Albatross: Flying Wing Small UAV

The team participated in the Design-Build-Fly (DBF) competition, organized by AIAA which took place at Webster Field, St. Inigos, MD, USA. They were required to build an all-electric airplane capable of carrying two payloads, on its wing tips and inside the fuselage (2 configurations). The airplane had to be packed into a 2x1x4 ft box after every mission. The team designed a small flying wing, which fitted into the box without being disassembled. Apart from the configurations, it had to perform 2 out 3 given missions:

1. Sensor reposition – the aircraft had to carry two external payloads and perform three laps as follows: fly the first lap and after landing remotely deploy one payload at each of two separate release locations. Fly a second laphy and after landing taxi to a specified reload station near the first release location. The tem then reloads one of the payloads, and the aircraft taxis to the second reload station where the team repeats the payload reloading process. Finally, the aircraft performs a final lap and comes to a complete stop after landing.
2. Maximum utilization – includes two internal payloads. The aircraft flies as many laps as the team deems possible. On landing, the aircraft crosses the takeoff start line and comes to a complete stop.
3. Re-supply – included two internal payloads. The aircraft performs four laps as follows: the aircraft takes off and flies one lap with an internal payload. On landing, the aircraft crosses the takeoff start lines and comes to a complete stop, and the ground crew then removes the payload. The aircraft takes off again and flies a second lap and lands once again. The ground crew then reinstalls the payload and the aircraft flies a third lap. After landing, when instructed by the flight line judge, the ground crew removes the payload. Finally, the aircraft flies a fourth lap and lands.
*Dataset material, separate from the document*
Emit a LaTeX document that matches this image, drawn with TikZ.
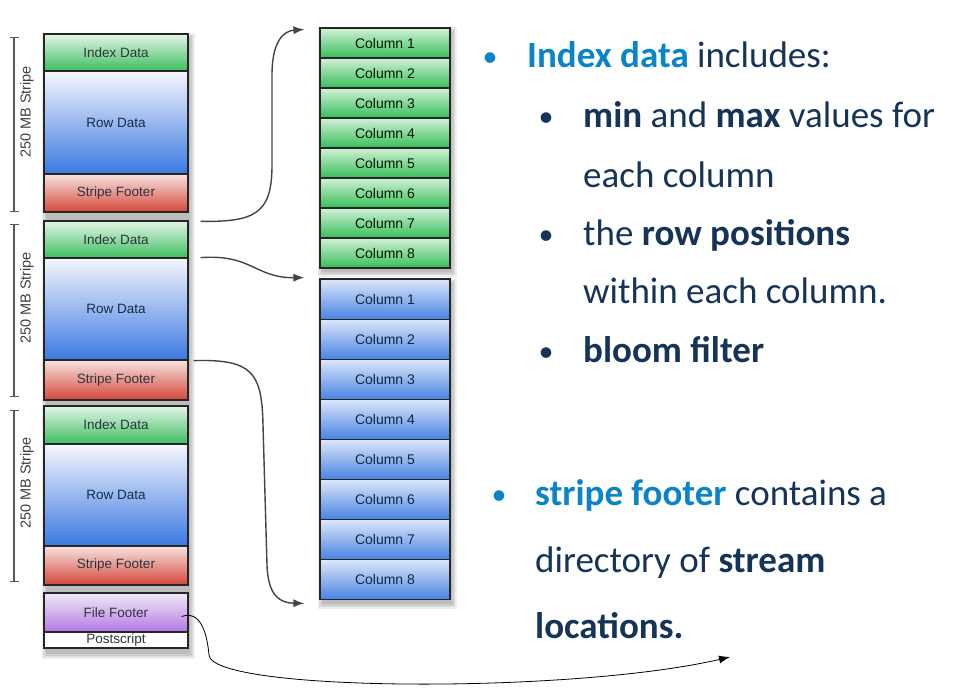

Each lap must include one complete 360 degree turn. At the end of each mission the aircraft is returned to the storage box.

Aerodynamic Design

The final configuration was chosen according to Rated Aircraft Cost (RAC) as well as aerodynamic considerations (flying wing with small AR has poor longitudinal stability, due to the lack of the horizontal tail, and poor directional stability due to the lack of the vertical tail). Another problem is that very little is known about flying-wing behavior and full state equations do not exist, thus all analyses of the flying-wings made in the past are trial and error, which means that past experience can only give tips, but not equations for exact calculations. In this case, the wing has a very low aspect ratio (2.68), in order to fit into the specified container without being disassembled. This means that only rough calculations could be made, and some aerodynamic improvements would have to be applied after initial flight tests. The aircraft is controlled by 2 Elevons (elevator + ailerons) and the engines RPM. When the Elevons move in opposite directions – Roll-Moment is generated (aileron effect) and when the Elevons move in the same direction – Pitch-Moment is generated (elevator effect). In order to increae the pitch effectiveness of the Elevons, the wing has a sweep back of 16 (storage limitations).

Competition

First flight: Max Utilization Mission – flight score was 3.0. Second flight: Re-supply Mission – flight score was 84.2. Third flight: tried to improve on the second flight, but the battery stack began to lose its power due to unbalanced charged batteries between left and right package. Fourth flight: Sensor Reposition Mission – Th day before, the propeller  was changed to a smaller size. The aircraft climbed into the air, but was not powerful enough and the mission was aborted. Fifth (last) flight: tried to improve on the fourth flight. The original propeller was reinstalled, but on the last lap a malfunction in the payload release mechanism occurred and the mission failed.

The team was placed 10th out of 49 teams, who performed in the competition and 66 who were assigned.